Sgt. Willis is an old comrade of Blocker's. A man who has seen just as much death and violence as he has, however, his reaction was an explosion of brutal, untamed violence that resulted in the deaths of an entire native family at the end of a hatchet. Willis is the yin to Sgt. Metz's yang, a very important distinction that plays a huge part in determining the direction of Blocker, Yellow Hawk, Rosalie, and the entire party.

Cooper's characters and their choices in Hostiles are incredibly complex and interdependent on one another. When you're more or less stranded in the wild west with few people upon whom you can depend, it's natural that the bonds formed are deep. While Sgt. Blocker has spent decades honing his hatred of the savage native peoples of the west to a fine point, there comes a moment where he must reevaluate his position, and it comes in the form of a mirror.

Scott Cooper writes Metz and Cooper as two different sides of Sgt. Blocker, the light and the dark. The two characters act as mirrors of his own experiences and behaviors in a way that allows Bale to essentially act against himself. In Metz, Blocker can empathize with the weariness of a man for whom the violence must eventually end, a man who has begun to see the endless violence for what it truly is, utterly pointless. While Willis represents the version of Blocker for whom the experience has completely consumed him, a man who has absorbed the violence done by and to him and who has made himself violence incarnate.

This dichotomous relationship built by Cooper's skillful writing allows the viewer to begin to understand the tumult within Sgt. Blocker, a man for whom we have no sympathy for a good chunk of the film. However, when he gets the opportunity to weigh his life, his decisions, and his path forward by watching the consequences that a similar experience has wrought upon two people who he understands, it changes him in a way that the audience can understand completely.

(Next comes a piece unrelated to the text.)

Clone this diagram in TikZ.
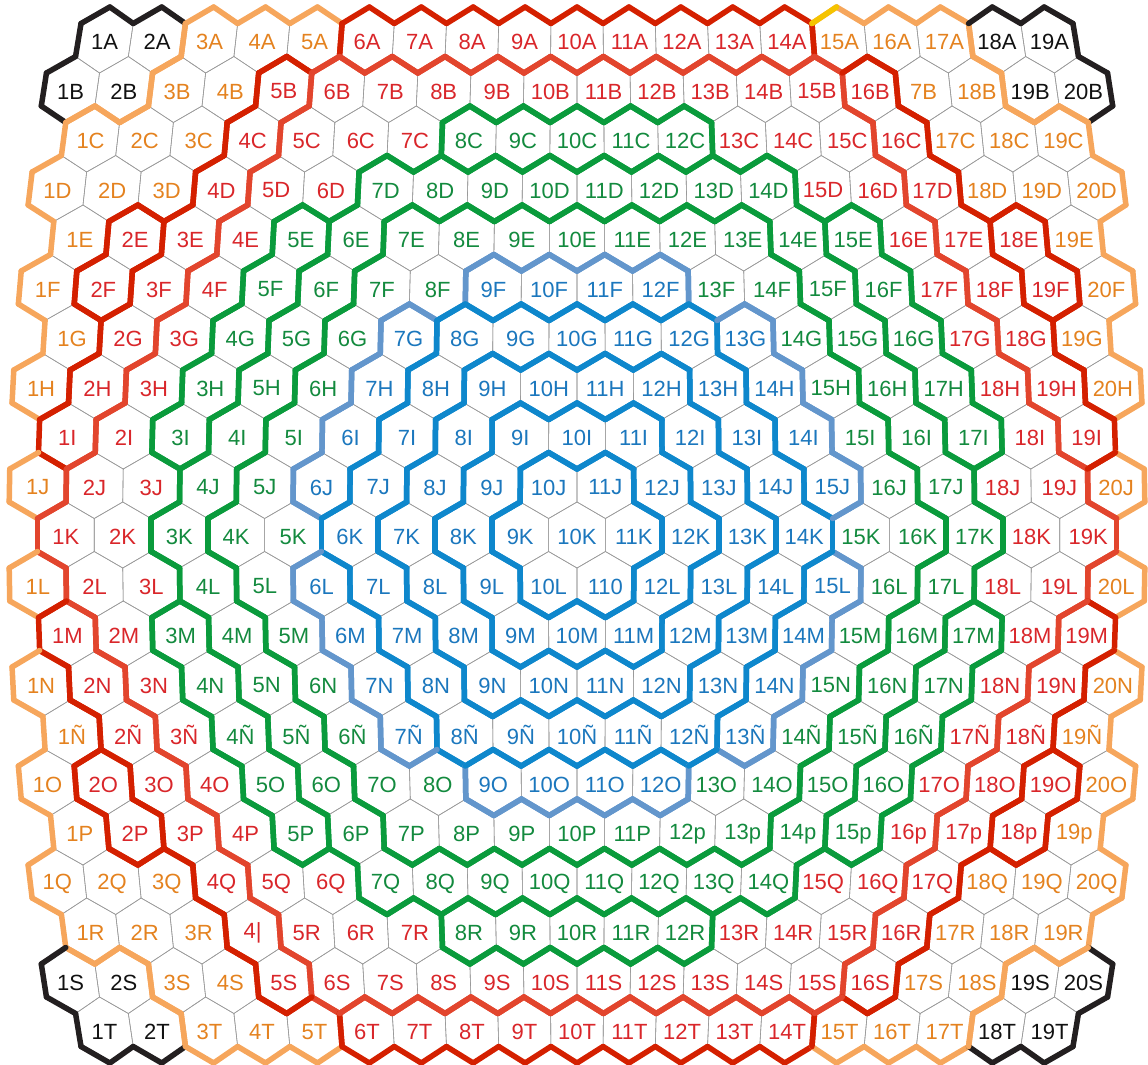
\documentclass[tikz,border=0pt]{standalone}
\usepackage{fontspec}
\setmainfont{Liberation Sans}
\usetikzlibrary{calc}

% ring line colours
\definecolor{lnblue}{HTML}{0E87CC}
\definecolor{lnsteel}{HTML}{6396CC}
\definecolor{lngreen}{HTML}{0A9B3C}
\definecolor{lnred}{HTML}{E2452D}
\definecolor{lndark}{HTML}{D42000}
\definecolor{lnorange}{HTML}{F6A65C}
\definecolor{lnblack}{HTML}{231F20}
\definecolor{lnyellow}{HTML}{F5C400}
\definecolor{gridgray}{HTML}{9A9A9A}
% label colours
\definecolor{txblue}{HTML}{1B77BD}
\definecolor{txgreen}{HTML}{138A3E}
\definecolor{txred}{HTML}{D9262A}
\definecolor{txorange}{HTML}{E4821F}
\definecolor{txblack}{HTML}{111111}

% ring level of every cell: 14 black, 13 orange, 12..10 red, 8..6 green, 5..1 blue
\newcommand\setrow[2]{%
  \edef\tmplist{#2}%
  \foreach \lval [count=\kk] in \tmplist {\expandafter\xdef\csname L-#1-\kk\endcsname{\lval}}}
\def\rA{14,14,13,13,13,11,11,11,11,11,11,11,11,11,13,13,13,14,14}
\def\rB{14,14,13,13,11,10,10,10,10,10,10,10,10,10,10,11,13,13,14,14}
\def\rC{13,13,13,11,10,10,10,8,8,8,8,8,10,10,10,11,13,13,13}
\def\rD{13,13,13,11,10,10,7,7,7,7,7,7,7,7,10,10,11,13,13,13}
\def\rE{13,12,11,10,8,7,6,6,6,6,6,6,6,7,8,10,11,12,13}
\def\rF{13,12,11,10,8,7,6,6,5,5,5,5,6,6,7,8,10,11,12,13}
\def\rG{13,11,10,8,7,6,5,4,4,4,4,4,5,6,7,8,10,11,13}
\def\rH{13,11,10,8,7,6,5,4,3,3,3,3,4,5,6,7,8,10,11,13}
\def\rI{11,10,8,7,6,5,4,3,2,2,2,3,4,5,6,7,8,10,11}
\def\rJ{13,10,10,7,6,5,4,3,2,1,1,2,3,4,5,6,7,10,10,13}
\def\rK{10,10,7,6,6,4,3,2,1,1,1,2,3,4,6,6,7,10,10}
\setrow{0}{\rA}\setrow{1}{\rB}\setrow{2}{\rC}\setrow{3}{\rD}\setrow{4}{\rE}
\setrow{5}{\rF}\setrow{6}{\rG}\setrow{7}{\rH}\setrow{8}{\rI}\setrow{9}{\rJ}
\setrow{10}{\rK}
\setrow{11}{\rJ}\setrow{12}{\rI}\setrow{13}{\rH}\setrow{14}{\rG}\setrow{15}{\rF}
\setrow{16}{\rE}\setrow{17}{\rD}\setrow{18}{\rC}\setrow{19}{\rB}\setrow{20}{\rA}

\newcommand\lv[2]{\ifcsname L-#1-#2\endcsname\csname L-#1-#2\endcsname\else0\fi}
\newcommand\colof[1]{\ifcase#1 white\or lnblue\or lnblue\or lnblue\or lnblue\or lnsteel\or lngreen\or lngreen\or lngreen\or lnred\or lnred\or lndark\or lndark\or lnorange\or lnblack\fi}
\newcommand\txtof[1]{\ifcase#1 black\or txblue\or txblue\or txblue\or txblue\or txblue\or txgreen\or txgreen\or txgreen\or txred\or txred\or txred\or txred\or txorange\or txblack\fi}

% row letters and the odd labels
\foreach \lt [count=\kk from 0] in {A,B,C,D,E,F,G,H,I,J,K,L,M,N,Ñ,O,P,Q,R,S,T}
  {\expandafter\xdef\csname RL-\kk\endcsname{\lt}}
\expandafter\def\csname X-1-17\endcsname{7B}
\expandafter\def\csname X-7-4\endcsname{3H}
\expandafter\def\csname X-11-11\endcsname{110}
\expandafter\def\csname X-18-4\endcsname{4|}
\foreach \kk in {12,...,19}{\expandafter\xdef\csname X-16-\kk\endcsname{\kk p}}

% hex corners, the map bulges in the middle
\newcommand\hexv[3]{%
  \pgfmathsetmacro\vy{#3}%
  \pgfmathsetmacro\vx{577+(#2-10)*(52.5+4.3*(1-((\vy-535)/495)^2))}%
  \coordinate (#1) at (\vx,\vy);}
\newcommand\hexpts[2]{%
  \pgfmathsetmacro\hu{#2-0.5*isodd(#1)}%
  \pgfmathsetmacro\hy{40+49.5*#1}%
  \hexv{h0}{\hu}{\hy-33}%
  \hexv{h1}{\hu+0.5}{\hy-16.5}%
  \hexv{h2}{\hu+0.5}{\hy+16.5}%
  \hexv{h3}{\hu}{\hy+33}%
  \hexv{h4}{\hu-0.5}{\hy+16.5}%
  \hexv{h5}{\hu-0.5}{\hy-16.5}}
\newcommand\hedge[4]{%
  \ifnum#2=0\relax
    \edef\ecol{\colof{#1}}\draw[ring,draw=\ecol] (#3) -- (#4);%
  \else
    \ifnum#1=#2\relax\else
      \ifnum#1<#2\relax\edef\ecol{\colof{#1}}\else\edef\ecol{\colof{#2}}\fi
      \draw[ring,draw=\ecol] (#3) -- (#4);%
    \fi
  \fi}

\begin{document}
\begin{tikzpicture}[x=1pt,y=-1pt,
    grid/.style={draw=gridgray, line width=0.6pt},
    ring/.style={line width=5.5pt, line cap=round, line join=round},
    lbl/.style={font=\fontsize{22}{24}\selectfont, inner sep=0pt}]
  \useasboundingbox (0,0) rectangle (1148,1065);
  % thin grid
  \foreach \hr in {0,...,20}{
    \pgfmathtruncatemacro\nc{isodd(\hr)?20:19}
    \foreach \hc in {1,...,\nc}{
      \hexpts{\hr}{\hc}
      \draw[grid] (h0) -- (h1) -- (h2) -- (h3) -- (h4) -- (h5) -- cycle;
    }
  }
  % ring borders
  \foreach \hr in {0,...,20}{
    \pgfmathtruncatemacro\nc{isodd(\hr)?20:19}
    \foreach \hc in {1,...,\nc}{
      \hexpts{\hr}{\hc}
      \edef\me{\lv{\hr}{\hc}}%
      \ifodd\hr\relax
        \edef\cL{\the\numexpr\hc-1\relax}\edef\cR{\hc}%
      \else
        \edef\cL{\hc}\edef\cR{\the\numexpr\hc+1\relax}%
      \fi
      \edef\rU{\the\numexpr\hr-1\relax}\edef\rD{\the\numexpr\hr+1\relax}%
      \edef\cP{\the\numexpr\hc+1\relax}\edef\cM{\the\numexpr\hc-1\relax}%
      \edef\nUR{\lv{\rU}{\cR}}\edef\nR{\lv{\hr}{\cP}}\edef\nDR{\lv{\rD}{\cR}}%
      \edef\nDL{\lv{\rD}{\cL}}\edef\nL{\lv{\hr}{\cM}}\edef\nUL{\lv{\rU}{\cL}}%
      \hedge{\me}{\nUR}{h0}{h1}%
      \hedge{\me}{\nR}{h1}{h2}%
      \hedge{\me}{\nDR}{h2}{h3}%
      \hedge{\me}{\nDL}{h3}{h4}%
      \hedge{\me}{\nL}{h4}{h5}%
      \hedge{\me}{\nUL}{h5}{h0}%
    }
  }
  \hexpts{0}{15}
  \draw[ring, draw=lnyellow] (h5) -- (h0);
  % cell labels
  \foreach \hr in {0,...,20}{
    \pgfmathtruncatemacro\nc{isodd(\hr)?20:19}
    \foreach \hc in {1,...,\nc}{
      \pgfmathsetmacro\hu{\hc-0.5*isodd(\hr)}
      \pgfmathsetmacro\hy{40+49.5*\hr}
      \pgfmathsetmacro\hx{577+(\hu-10)*(52.5+4.3*(1-((\hy-535)/495)^2))}
      \edef\tcol{\txtof{\lv{\hr}{\hc}}}%
      \ifcsname X-\hr-\hc\endcsname
        \edef\ltxt{\csname X-\hr-\hc\endcsname}%
      \else
        \edef\ltxt{\hc\csname RL-\hr\endcsname}%
      \fi
      \node[lbl, text=\tcol] (n\hr-\hc) at (\hx,\hy+2) {\ltxt};
    }
  }
\end{tikzpicture}
\end{document}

Hostiles is a fascinating and complex exploration of the evolution of the overall morality of the old west. There are a few overt references to more modern sounding ethical opinions on the treatment of the "natives" sprinkled throughout the film, but to be honest, they kind of feel forced, even if they may have been period accurate. The real change comes through watching Bale's performance and ever-changing subtle perspective on his situation. Wes Studi isn't given much to do - after all, his character is on death's door - but he makes the most of his screen time even if it is largely filled with platitudes and metaphors.

The real hero of Hostiles, in spite of the fact that Bale acts his ass off, is Scott Cooper's script. The writing in this film is tremendous, and I'm sorry to say that I don't know how much of that stems from the original story by Donald E. Stewart. However, Stewart's story and Cooper's screenwriting make this film, which borders to overstaying its welcome at 135 minutes, well worth the journey. Hostiles was one of the most satisfying films of last year, it makes me wish all movies were written with such care. Scott Cooper has proven himself to be a force to be reckoned with after Crazy Heart and this film, I cannot wait to see what else he has up his sleeve.